Let reaction at support A and B be, RA and RB First find the support reaction. For finding the support reaction, convert UDL in to point load and equal to 2 X 5 = 10KN, acting at mid point of UDL i.e. 2.5m from point A.
For that,
∑V = 0
RA + RB - 5.5 - 10 -2 = 0, RA + RB = 17.5 ...(1)
Taking moment about point A,
∑MA = 0
10 X 2.5 + 5.5 X 2 - RB X 5 + 2 X 7 = 0
RB = 10 KN ...(2)
From equation (1), RA = 7.5 KN ...(3)
Calculation for the Shear force Diagram
Draw the section line, here total 3-section line, which break the load RA, 5.5KN (Between Point A and E), 5.5KN and UDL (Between Point E and B),
Point B and 2KN (Between Point B and C).
Let
Distance of section 1-1 from point A is X1
Distance of section 2-2 from point A is X2
Distance of section 3-3 from point A is X3
Consider left portion of the beam Consider section 1-1
Force on left of section 1-1 is RA and UDL (from point A to the section line i.e. UDL on total distance of X1
SF1-1 = 7.5 -2X1 KN (Equation of straight line)
It is Equation of straight line (Y = mX + C), inclined linear.
Inclined linear means value of shear force at both nearest point of the section is varies with X1 = 0 to X1 = 2
At X1 = 0 SFA = 7.5 ...(4)
At X1 = 2 SFE = 3.5 ...(5)
i.e. inclined line 7.5 to 3.5 Consider section 2-2
Forces on left of section 2-2 is RA, 5.5KN and UDL on X2 length
SF2-2 = 7.5 - 5.5 - 2X2 = 2 - 2X2 (Equation of straight line)
It is Equation of straight line (Y = mX + C), inclined linear.

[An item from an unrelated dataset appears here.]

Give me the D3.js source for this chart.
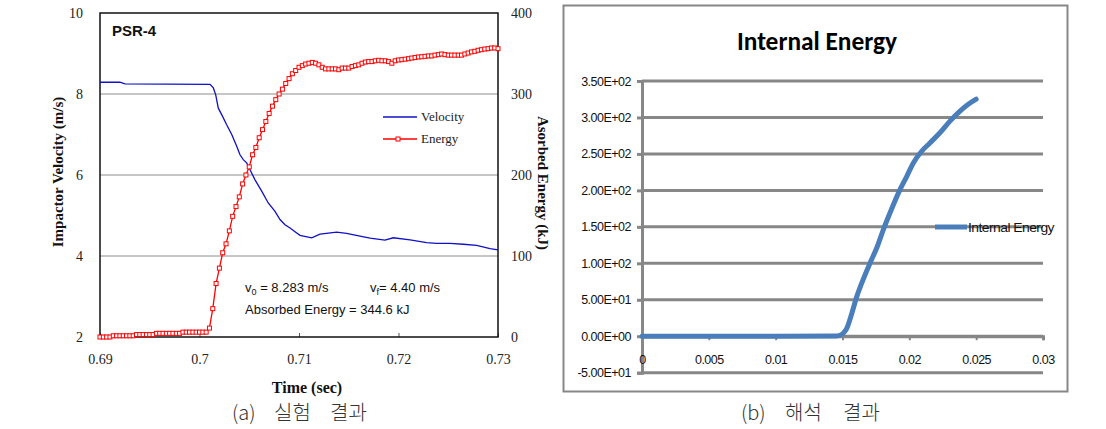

Inclined linear means value of shear force at both nearest point of the section is varies with X2 = 2 to X2 = 5
At X2 = 2 SFE = –2 ...(4)
At X2 = 5 SFB = –8 ...(5)
i.e. inclined line -2 to -8
Since here shear force changes the sign so at any point shear force will be zero and at that point bending moment is maximum.
For finding the position of zero shear force equate the shear force equation to zero, i.e. 2 - 2X2; X2 = 1m, i.e. at 1m from point A bending moment is maximum.
Consider section 3-3
Forces on left of section 3-3 is RA, 5.5KN and 10KN and RB
SF3-3 = 7.5 - 5.5 -10 +10 = 2KN (constant value)
Constant value means value of shear force at both nearest point of the section is equal
i.e. SFB = SFC = 2KN ...(7)
Plot the SFD with the help of above shear force values.